MANILA, June 11 (Reuters) - A unit of global miner Xstrata (XTA.L) vowed on Friday to proceed with public discussions and technical studies on a $5.2 billion copper-gold project in the southern Philippines despite the risk of a ban on the venture.
Manila has ambitious plans to pull the mining sector from its current moribund state by luring billions of dollars of foreign investment for development, but analysts warn the ban could prove a major test case of its policies, and derail such moves.
The Tampakan mine, considered Southeast Asia's largest undeveloped copper-gold prospect, was opposed by local residents who feared the open pit mining method to be used by Xstrata's Philippine affiliate Sagittarius Mines Inc would pollute a major river irrigating farms.

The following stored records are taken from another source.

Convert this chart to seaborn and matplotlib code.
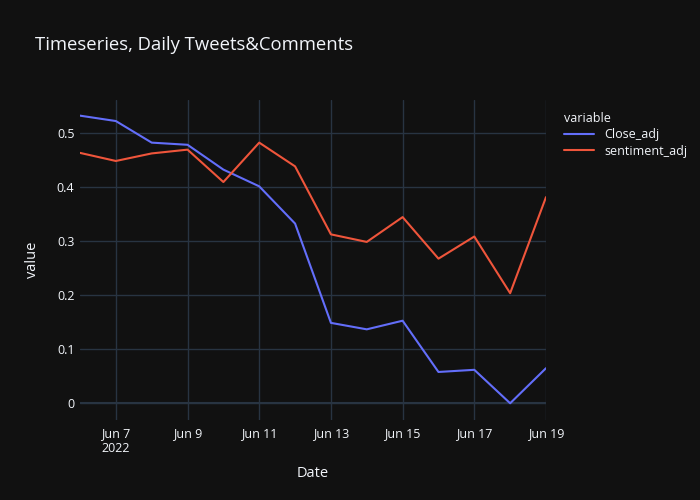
import pandas as pd
import matplotlib
matplotlib.use('Agg')
import matplotlib.pyplot as plt
import matplotlib.dates as mdates
from matplotlib.ticker import FuncFormatter
import seaborn as sns

# values
dates = ['2022-06-06', '2022-06-07', '2022-06-08', '2022-06-09', '2022-06-10',
         '2022-06-11', '2022-06-12', '2022-06-13', '2022-06-14', '2022-06-15',
         '2022-06-16', '2022-06-17', '2022-06-18', '2022-06-19']
close_adj = [0.533, 0.523, 0.483, 0.479, 0.433, 0.402, 0.333,
             0.149, 0.137, 0.153, 0.058, 0.062, 0.0, 0.065]
sentiment_adj = [0.464, 0.449, 0.463, 0.470, 0.410, 0.483, 0.439,
                 0.313, 0.299, 0.345, 0.268, 0.309, 0.204, 0.382]
tick_dates = ['2022-06-07', '2022-06-09', '2022-06-11', '2022-06-13',
              '2022-06-15', '2022-06-17', '2022-06-19']
y_ticks = [0, 0.1, 0.2, 0.3, 0.4, 0.5]

df = pd.DataFrame({'Date': pd.to_datetime(dates),
                   'Close_adj': close_adj,
                   'sentiment_adj': sentiment_adj})
long = df.melt(id_vars='Date', var_name='variable', value_name='value')

bg = '#111111'
grid = '#283442'
fg = '#f2f5fa'

sns.set_style('dark')
plt.rcParams['font.family'] = ['Open Sans', 'DejaVu Sans']

fig = plt.figure(figsize=(7, 5), dpi=100, facecolor=bg)
ax = fig.add_axes([80 / 700, 80 / 500, 466 / 700, 320 / 500])
ax.set_facecolor(bg)

sns.lineplot(data=long, x='Date', y='value', hue='variable',
             palette=['#636efa', '#EF553B'], linewidth=1.5, ax=ax)

ax.set_xlim(pd.Timestamp(dates[0]), pd.Timestamp(dates[-1]))
ax.set_ylim(-0.031, 0.562)

ticks = pd.to_datetime(tick_dates)
ax.set_xticks(mdates.date2num(ticks))


def fmt(x, pos):
    d = mdates.num2date(x)
    label = 'Jun %d' % d.day
    if pos == 0:
        label += '\n2022'
    return label


ax.xaxis.set_major_formatter(FuncFormatter(fmt))
ax.set_yticks(y_ticks)
ax.set_yticklabels(['0', '0.1', '0.2', '0.3', '0.4', '0.5'])

ax.grid(True, color=grid, linewidth=1)
ax.axhline(0, color=grid, linewidth=1.5, zorder=1)
ax.set_axisbelow(True)
for s in ax.spines.values():
    s.set_visible(False)
ax.tick_params(length=0, colors=fg, labelsize=9)
ax.tick_params(axis='y', pad=4)
ax.tick_params(axis='x', pad=5)

ax.set_xlabel('Date', color=fg, fontsize=10.5, labelpad=8)
ax.set_ylabel('value', color=fg, fontsize=10.5, labelpad=12)

fig.text(35 / 700, 1 - 45 / 500, 'Timeseries, Daily Tweets&Comments',
         color=fg, fontsize=13.3, va='center', ha='left')

leg = ax.legend(title='variable', loc='upper left',
                bbox_to_anchor=(553 / 700, 1 - 101 / 500),
                bbox_transform=fig.transFigure, frameon=False,
                handlelength=2.4, fontsize=9, title_fontsize=9,
                alignment='left', labelspacing=0.25)
leg.get_title().set_color(fg)
for t in leg.get_texts():
    t.set_color(fg)

fig.savefig('out.png', dpi=100, facecolor=bg)
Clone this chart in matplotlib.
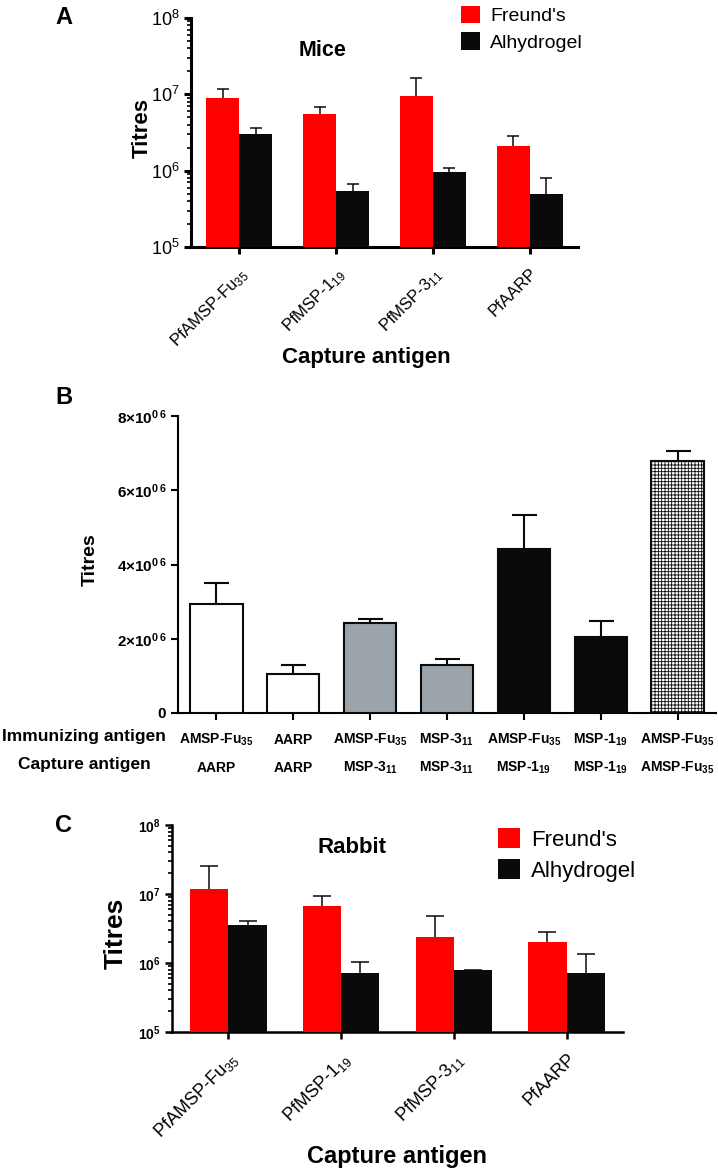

Mine production is set to start in 2016.
"We will continue with our engagements and with whatever studies," said John Arnaldo, spokesman of Sagittarius Mines.
"Of course, our shareholders are concerned," he told Reuters. "We will respect whatever decision the provincial board and the governor may have and we will take it a step at a time."
Xstrata could continue its pre-development work on the mine because the ban has yet to take effect, state agency the Mines and Geosciences Bureau (MGB) said.
The agency also said it may question the ban with the courts as a last resort, adding the measure could hinder investment in the mining sector.
On Wednesday, the legislative council of South Cotabato province in the southern Philippines passed a law banning open pit mining due to environmental concerns, a move that directly hits the Tampakan mine project of Xstrata -- the world's fourth largest copper producer.
Provincial governor Daisy Avance-Fuentes had told Reuters she was likely to approve the measure because of its wide local support, adding the ban could take effect before local officials step down on June 30.
The government would use all means to assure residents all necessary safety and environmental safeguards would be in place around the Tampakan mine, MGB director Edwin Domingo said. He added that Manila was hopeful the new local government taking over by the end of June would reconsider and amend the ban.
"There's still the legal process because we sincerely think that national laws are superior over local laws. As much as possible, we don't want to go into that angle," Domingo told Reuters on Friday.
"We would rather exert and maximise all available efforts to really discuss further with the stakeholders their various issues and concerns.
"This is going to have a negative impact on our future investors. A lot of our copper and gold deposits can be technically and viably developed only through open pit mining."
Analysts criticised the local government's action, saying it ran counter to the Philippines' policies and national interests.
"It's very bad," Peter Wallace, head of investment consulting firm Wallace Business Forum, told Reuters. "To impose a restriction, it's short-sighted."
"You can write mining off because Xstrata has gone a long way and is now well known in the mining community," he said. "People are watching that. What is happening here is an indicator of the acceptability of other companies coming in as well. So it's a major test case."
Xstrata has completed a feasibility study of Tampakan, which has an estimated resource of 2.2 billion tonnes containing 12.8 million tonnes of copper and 15.2 million ounces of gold at a 0.3 percent copper cut-off grade.
Other analysts say the Philippine measure could prompt other countries to take similarly stringent action to protect the environment.
Australia's Indophil Resources NL (IRN.AX) has a 34 percent stake in the Tampakan venture. The mine, discovered in 1991, never left the drawing board because it was dogged by environmental woes, communist insurgencies, and political instability.